Against Rent: Resource Guide
In the midst of COVID-19, the housing crisis in the UK has come to the forefront. Only delaying the notice period for evictions, the government has failed to provide general protection to renters. With many in the House of Commons supplementing their income with property, this is unsurprising. This resource guide aims to cover aspects of the housing crisis, and how we can challenge rent.
Against Rent – Five Groups to Follow
Don’t just read about the problem of rent, check out these groups.
- ACORN. One of the UK’s largest unions for renters. Since 2014 it has been organising to protect communities and their access to safe and secure housing.
- London Renters Union. Within the capitol this is the leading group for tenant organising. Given the intensity of the housing crisis in London, the organisation is central to campaigning for improved housing.
- RENT STRIKE. This organisation builds tenant power among student renters. It has many resources on organising, and a number of successful campaigns under its belt.
- Living Rent. This is Scotland’s main tenant union. Particularly relevant for those in cities like Edinburgh and Glasgow.

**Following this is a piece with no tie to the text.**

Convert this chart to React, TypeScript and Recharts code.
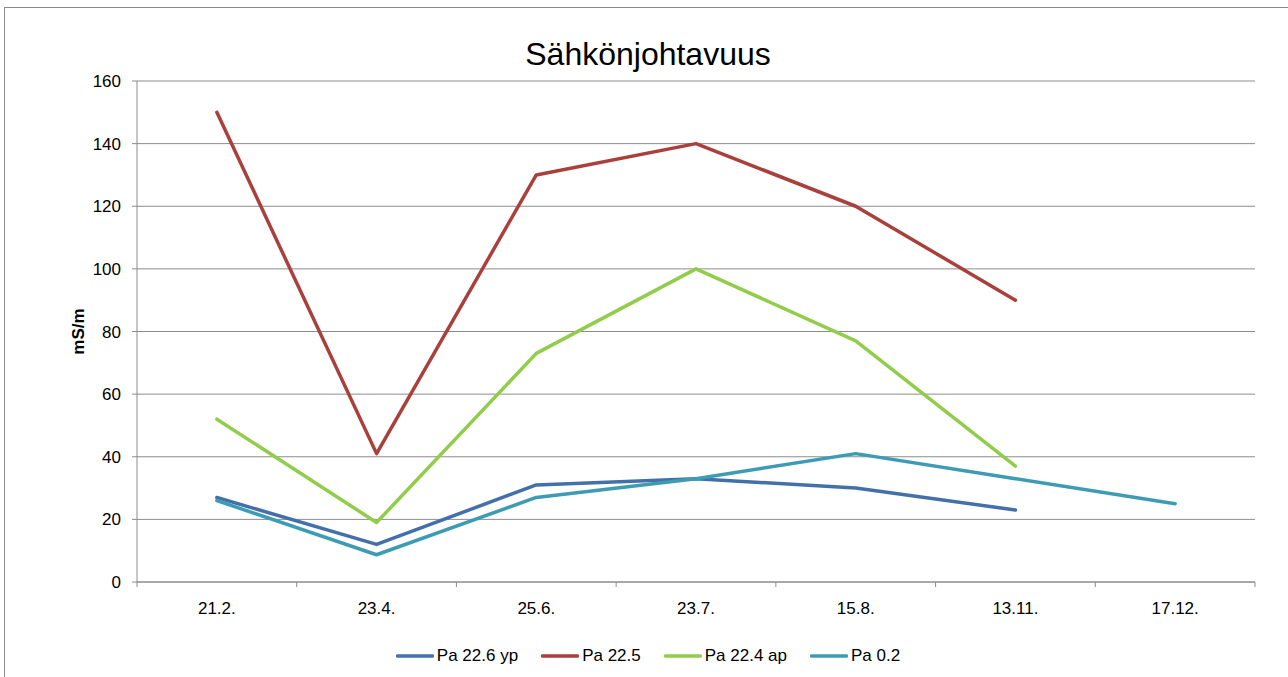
import React from 'react';
import { LineChart, Line, XAxis, YAxis, CartesianGrid, Legend } from 'recharts';

const categories = ['21.2.', '23.4.', '25.6.', '23.7.', '15.8.', '13.11.', '17.12.'];
const pa226yp = [27, 12, 31, 33, 30, 23, null];
const pa225 = [150, 41, 130, 140, 120, 90, null];
const pa224ap = [52, 19, 73, 100, 77, 37, null];
const pa02 = [26, 8.7, 27, 33, 41, 33, 25];
const yTicks = [0, 20, 40, 60, 80, 100, 120, 140, 160];

const seriesNames = ['Pa 22.6 yp', 'Pa 22.5', 'Pa 22.4 ap', 'Pa 0.2'];
const seriesColors = ['#4470A9', '#A9403C', '#91CC4A', '#3E9BB4'];

// category slots: each category occupies [i, i+1], its point sits at the slot centre
const data = categories.map((c, i) => ({
  date: c,
  x: i + 0.5,
  s0: pa226yp[i],
  s1: pa225[i],
  s2: pa224ap[i],
  s3: pa02[i],
}));
const centerTicks = categories.map((_, i) => i + 0.5);
const boundaryTicks = [0, ...categories.map((_, i) => i + 1)];

const FONT = '"Liberation Sans", Arial, sans-serif';

const LegendContent = () => (
  <div
    style={{
      display: 'flex',
      justifyContent: 'center',
      alignItems: 'center',
      fontFamily: FONT,
      fontSize: 17,
      color: '#000',
      height: 24,
    }}
  >
    {seriesNames.map((n, i) => (
      <div key={n} style={{ display: 'flex', alignItems: 'center', marginRight: i < 3 ? 23 : 0 }}>
        <svg width={38} height={6} style={{ display: 'block', marginRight: 3 }}>
          <line x1={1.5} y1={3} x2={36.5} y2={3} stroke={seriesColors[i]} strokeWidth={3.5} strokeLinecap="round" />
        </svg>
        <span>{n}</span>
      </div>
    ))}
  </div>
);

const YLabel = (props: any) => {
  const vb = props.viewBox || { x: 77, y: 81, width: 60, height: 501 };
  const x = vb.x + 7;
  const y = vb.y + vb.height / 2;
  return (
    <text
      x={x}
      y={y}
      transform={`rotate(-90, ${x}, ${y})`}
      textAnchor="middle"
      fontFamily={FONT}
      fontWeight="bold"
      fontSize={17}
      fill="#000"
    >
      mS/m
    </text>
  );
};

export default function App() {
  return (
    <div
      style={{
        position: 'fixed',
        left: 0,
        top: 0,
        width: 1288,
        height: 677,
        overflow: 'hidden',
        background: '#fff',
      }}
    >
      <div
        style={{
          position: 'absolute',
          left: 4,
          top: 7,
          width: 1400,
          height: 800,
          border: '1.5px solid #8a8a8a',
        }}
      />
      <div
        style={{
          position: 'absolute',
          left: 0,
          top: 36,
          width: 1296,
          textAlign: 'center',
          fontFamily: FONT,
          fontSize: 32,
          color: '#000',
          lineHeight: '36px',
        }}
      >
        Sähkönjohtavuus
      </div>
      <div style={{ position: 'absolute', left: 0, top: 0 }}>
        <LineChart
          width={1288}
          height={677}
          data={data}
          margin={{ top: 81, right: 33, bottom: 65, left: 77 }}
        >
          <CartesianGrid horizontal vertical={false} stroke="#8c8c8c" strokeWidth={1} />
          <XAxis
            xAxisId="b"
            type="number"
            dataKey="x"
            domain={[0, categories.length]}
            ticks={boundaryTicks}
            interval={0}
            tickFormatter={() => ''}
            height={1}
            tickSize={5}
            axisLine={{ stroke: '#8c8c8c' }}
            tickLine={{ stroke: '#8c8c8c' }}
          />
          <XAxis
            xAxisId="cat"
            type="number"
            dataKey="x"
            domain={[0, categories.length]}
            ticks={centerTicks}
            interval={0}
            tickFormatter={(v: number) => categories[Math.round(v - 0.5)] ?? ''}
            height={29}
            axisLine={false}
            tickLine={false}
            tickMargin={13}
            tick={{ fontFamily: FONT, fontSize: 17, fill: '#000' }}
          />
          <YAxis
            width={60}
            domain={[0, 160]}
            ticks={yTicks}
            interval={0}
            tickSize={5}
            tickMargin={11}
            axisLine={{ stroke: '#8c8c8c' }}
            tickLine={{ stroke: '#8c8c8c' }}
            tick={{ fontFamily: FONT, fontSize: 17, fill: '#000' }}
            label={<YLabel />}
          />
          {seriesNames.map((n, i) => (
            <Line
              key={n}
              xAxisId="cat"
              type="linear"
              dataKey={`s${i}`}
              name={n}
              stroke={seriesColors[i]}
              strokeWidth={3.5}
              strokeLinejoin="round"
              strokeLinecap="round"
              dot={false}
              activeDot={false}
              isAnimationActive={false}
            />
          ))}
          <Legend
            layout="horizontal"
            verticalAlign="middle"
            align="center"
            content={<LegendContent />}
            wrapperStyle={{ top: 644, left: 0, width: 1296 }}
          />
        </LineChart>
      </div>
    </div>
  );
}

- Generation Rent. This group campaigns for renter interests and to ensure housing rights are protected.
Rent – Five Books
Given the risk the virus poses to frontline workers, we would encourage the purchase of ebooks rather than physical editions.
- The Rent Trap by Rosie Walker and Samir Jeraj. This 2016 book aims to give a comprehensive account of how UK housing became dominated by rent. Ideal for anyone looking at how the rent trap is maintained.
- Municipal Dreams by John Boughton. Council housing’s decline in the late 20th century is linked closely to the rise of rent. This book provides an account of public housing’s rise and fall.
- The Autonomous City by Alexander Vasudevan. Squatting is one of the strategies to demand the right to secure housing. This work provides an account of squatting’s history in Europe and North America.
- All that is Solid by Danny Dorling. Linking to Dorling’s wider work on rising inequality, this book looks at the housing crisis, and the power of the wealthy to extract rent.
- Urban Warfare by Raquel Rolnik. This work analyses how housing was financialised and the long-term damage this has done to millions of working people.
Rent – Five Articles
- Can’t Pay, Won’t Pay by RENT STRIKE. This handbook provides guidance on rent strike organising, particularly for students, during COVID-19. The wider website provides excellent resources as well.
- Five rent strikes which changed the game by Dominique Hua for Red Pepper. This article provides an overview of a number of rent struggles. Inspiration for future organising.
- Coronavirus: Latest Information for Renters by ACORN. For those concerned about their housing during the ongoing pandemic, ACORN have a section providing information.
- 3 Reasons We Need Tenants Unions by London Renters Union for Novara Media. This article, by one of the leading UK renters unions, provides a number of arguments for organising as tenants.
- London Housing Struggles Archive by May Day Rooms. This is a slight cheat on our part. Rather than one article, this collection has pieces from radical housing struggles in London across the decades. It is well worth a browse.
Rent – Five Videos
- #CancelRent by Democracy Now! This report focuses on the emerging rent strikes in the US, and the failure of government officials to protect tenants.
- The UCL rent strike by Reel Media. A short documentary on the UCL Cut the Rent movement, where students successfully challenged accommodation practices and rent hikes.
- Rent Strike (1924) by British Pathé. This historic footage of striking renters in Scotland shows just how long tenant organising has been used to build power.
- The London Anarchist Group Squatting Mansions to Fight Homelessness by VICE. This documentary follows a crew of London anarchists as they organise squats in abandoned properties.
- Why you can’t afford a home in the UK by the New Economics Foundation. A short video explaining the state of the UK property market, and why so many can’t afford a home.